Alberto Palacios Lázaro

Alberto Palacios Lázaro


Luz fundida de agosto

09/08/2024

Conticinio, esa hora de la noche en la que todo está en silencio. Para alguien que bautizó así este espacio de opinión, las noches de verano son un motivo diario de celebración. Más, si cabe, las noches de agosto, que tienen la extremada generosidad de dejarnos creer eternos e invencibles bajo el escudo de las estrellas. Con los grillos, los hielos derritiéndose, las migas sobre la mesa, el café al fuego, el cenicero humeando, el libro esperando, el tiempo parándose y el futuro derritiéndose. Porque en agosto, algo contrarrevolucionario en estos tiempos, el mañana no existe. Nadie quiere mirar el calendario, porque nadie quiere ver cómo se acorta la diminuta mecha de las vacaciones. En agosto importa el ahora. La leve brisa que dura un suspiro, y ya. Lo demás, llegará. Las noches de agosto otorgan el lujo de disfrutar de la despaciosidad, algo que sólo se puede encontrar ya, en esta sociedad acelerada, en las privilegiadas muñecas de esos cuatro toreros tocados por la varita. Ahora, sólo van despacio las noches de agosto y los muletazos de Juan Ortega. Tan despacio como ese paseo nocturno al que se le roban zancadas hacia atrás porque, en el fondo, no queremos que termine nunca. Porque ese paseo siempre desemboca en el frío invierno y en la rutina, antes de terminar para siempre. Uno se aferra a la ilusión de eternidad que conceden las noches de agosto para caminar por la memoria, por los veranos de la infancia y por la Dehesa, que en el fondo es lo mismo. El recuerdo es nítido. En el office de su cocina había un gran armario lleno de zapatos. También, varias esponjas, gamuzas… Parecía un mueble compuesto por alguien que tuvo que limpiar botas para esquivar el hambre en su niñez. En la balda superior, relucía un balón de hexágonos rojos y negros. Delante de mí, mi postal del verano: un elegante cinturón de cuero, un pantalón oscuro con un inhalador azul petróleo en el bolsillo y una ancha espalda cubierta por una camisa blanca de hilo que extendía los brazos para alcanzar aquel tesoro esférico. Y empezaba el ritual. Me entregaba, delicado, la pelota, se limpiaba aquellos finos zapatos –"recuerda, los zapatos siempre limpios. No hay nada más importante"- y yo, camino de la Dehesa, le preguntaba: "¿Yayo, hoy juegas?". "¿De portero o de delantero?", respondía. Daba igual, siempre jugaba, con su inhalador azul petróleo en el bolsillo.

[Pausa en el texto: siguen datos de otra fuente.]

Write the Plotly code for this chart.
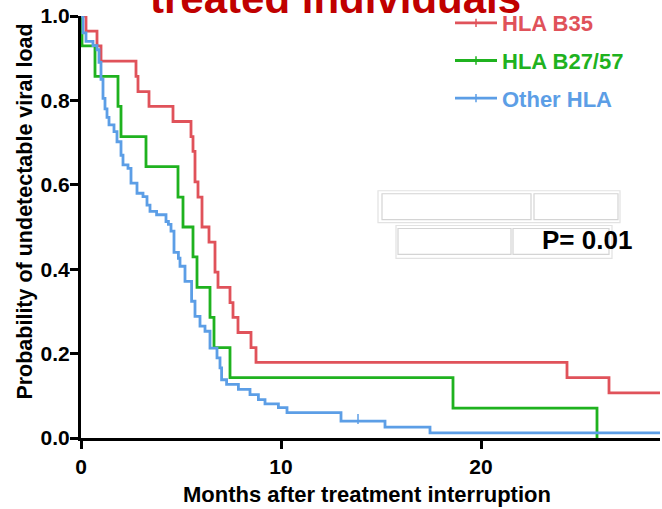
import plotly.graph_objects as go

# ---------------- data ----------------
b35_t = [0, 0.25, 0.8, 1.0, 2.75, 2.85, 3.4, 4.6, 5.5, 5.6, 5.7, 5.85, 6.05, 6.4, 6.7,
         6.85, 7.45, 7.6, 7.85, 8.5, 8.75, 24.3, 26.4, 29]
b35_s = [1.0, 0.964, 0.929, 0.893, 0.857, 0.821, 0.786, 0.75, 0.714, 0.679, 0.607, 0.571,
         0.5, 0.464, 0.393, 0.357, 0.321, 0.286, 0.25, 0.214, 0.179, 0.143, 0.107, 0.107]

b2757_t = [0, 0.05, 0.7, 1.85, 2.0, 3.25, 4.85, 5.1, 5.6, 5.8, 6.45, 6.65, 7.45, 18.6, 25.8]
b2757_s = [1.0, 0.929, 0.857, 0.786, 0.714, 0.643, 0.571, 0.5, 0.429, 0.357, 0.286, 0.214,
           0.143, 0.071, 0.0]

other_t = [0, 0.1, 0.25, 0.6, 0.8, 0.9, 1.0, 1.1, 1.2, 1.3, 1.4, 1.65, 1.8, 2.0, 2.1, 2.35,
           2.5, 2.8, 3.1, 3.3, 3.45, 3.78, 4.25, 4.37, 4.5, 4.65, 4.87, 4.95, 5.2, 5.53,
           5.7, 5.95, 6.2, 6.45, 6.8, 6.95, 7.03, 7.28, 7.87, 8.45, 8.87, 9.2, 9.87, 10.3,
           13.0, 15.2, 17.45, 29]
other_s = [1.0, 0.96, 0.94, 0.93, 0.92, 0.89, 0.85, 0.805, 0.78, 0.76, 0.742, 0.726, 0.702,
           0.67, 0.647, 0.639, 0.604, 0.58, 0.572, 0.552, 0.537, 0.529, 0.513, 0.506, 0.49,
           0.44, 0.426, 0.407, 0.371, 0.324, 0.288, 0.265, 0.253, 0.213, 0.19, 0.166, 0.138,
           0.127, 0.115, 0.103, 0.091, 0.081, 0.072, 0.06, 0.04, 0.026, 0.012, 0.012]

censor_other_t = [13.85]
censor_other_s = [0.045]

series_names = ["HLA B35", "HLA B27/57", "Other HLA"]
colors = ["#e0525a", "#1fb21f", "#5c9ee6"]

x_ticks = [0, 10, 20]
y_ticks = [0.0, 0.2, 0.4, 0.6, 0.8, 1.0]
p_text = "P= 0.01"

# ---------------- layout geometry ----------------
W, H = 662, 509
L, R, T, B = 81, 2, 13, 71
PW, PH = W - L - R, H - T - B


def px_x(px):
    return (px - L) / PW


def px_y(py):
    return (H - B - py) / PH


FONT = "Arial, Liberation Sans, sans-serif"

fig = go.Figure()

curves = [(b35_t, b35_s), (b2757_t, b2757_s), (other_t, other_s)]
for (t, s), c in zip(curves, colors):
    fig.add_trace(go.Scatter(x=t, y=s, mode="lines", line=dict(color=c, width=2.8, shape="hv"),
                             showlegend=False, hoverinfo="skip"))

fig.add_trace(go.Scatter(x=censor_other_t, y=censor_other_s, mode="markers",
                         marker=dict(symbol="line-ns", size=7, line=dict(color=colors[2], width=1.5)),
                         showlegend=False, hoverinfo="skip"))

for i, (n, c) in enumerate(zip(series_names, colors)):
    fig.add_trace(go.Scatter(x=[None], y=[None], mode="lines+markers",
                             name=f"<span style='color:{c}'>{n}</span>",
                             legendgroup=str(i),
                             line=dict(color=c, width=2.8),
                             marker=dict(symbol="line-ns", size=6, line=dict(color=c, width=1.5))))

shapes = []


def rect(x0, y0, x1, y1, color="#d4d4d4", w=1.2):
    shapes.append(dict(type="rect", xref="paper", yref="paper", x0=px_x(x0), x1=px_x(x1),
                       y0=px_y(y1), y1=px_y(y0), line=dict(color=color, width=w),
                       fillcolor="rgba(0,0,0,0)", layer="above"))


rect(378, 189, 620, 221, "#e2e2e2")
rect(382, 192, 531, 218)
rect(534, 192, 618, 218)
rect(396, 224, 612, 257, "#e2e2e2")
rect(398, 227, 511, 253)
rect(513, 227, 609, 253)

annotations = [
    dict(text="treated individuals", x=px_x(335), y=px_y(-5), xref="paper", yref="paper",
         xanchor="center", yanchor="middle", showarrow=False,
         font=dict(family=FONT, size=42, color="#c00000", weight="bold")),
    dict(text=p_text, x=px_x(587), y=px_y(239), xref="paper", yref="paper",
         xanchor="center", yanchor="middle", showarrow=False,
         font=dict(family=FONT, size=26, color="black", weight="bold")),
    dict(text="Probability of undetectable viral load", x=px_x(25), y=px_y(210), xref="paper",
         yref="paper", xanchor="center", yanchor="middle", showarrow=False, textangle=-90,
         font=dict(family=FONT, size=21.5, color="black", weight="bold")),
    dict(text="Months after treatment interruption", x=px_x(367), y=px_y(495), xref="paper",
         yref="paper", xanchor="center", yanchor="middle", showarrow=False,
         font=dict(family=FONT, size=22, color="black", weight="bold")),
]

fig.update_layout(
    width=W, height=H,
    margin=dict(l=L, r=R, t=T, b=B),
    paper_bgcolor="white", plot_bgcolor="white",
    shapes=shapes, annotations=annotations,
    legend=dict(x=px_x(450), y=px_y(-1), xanchor="left", yanchor="top", xref="paper", yref="paper",
                font=dict(family=FONT, size=22, weight="bold"), itemwidth=42, tracegroupgap=6,
                bgcolor="rgba(0,0,0,0)"),
    xaxis=dict(range=[0, 28.95], tickvals=x_ticks, ticktext=[str(v) for v in x_ticks],
               showgrid=False, zeroline=False, showline=True, linecolor="black", linewidth=3,
               ticks="outside", ticklen=8, tickwidth=2.5, tickcolor="black",
               tickfont=dict(family=FONT, size=21, color="black", weight="bold")),
    yaxis=dict(range=[0, 1.0], tickvals=y_ticks, ticktext=[f"{v:.1f}" for v in y_ticks],
               showgrid=False, zeroline=False, showline=True, linecolor="black", linewidth=3,
               ticks="outside", ticklen=8, tickwidth=2.5, tickcolor="black",
               ticklabelstandoff=-4,
               tickfont=dict(family=FONT, size=21, color="black", weight="bold")),
)

fig.write_html("out.html")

Las noches de agosto son, sobre todo, para leer. Ayer, haciendo lo propio, me topé con este párrafo: "Tenía la sensación de que era como en el Jorobado de Notre Dame, donde tiene lugar una especie de fiesta del tonto y todos se burlan de una criatura en una celebración pública. Adivinad quién era la criatura este año". La escena, que da tanto para sanción como para un bochornoso vídeo viral, contaría con la indolencia del subdelegado del Gobierno de París y los vítores de la contentísima copiloto, concejala del distrito de Notre Dame. Creo que me han vendido la versión impugne del libro.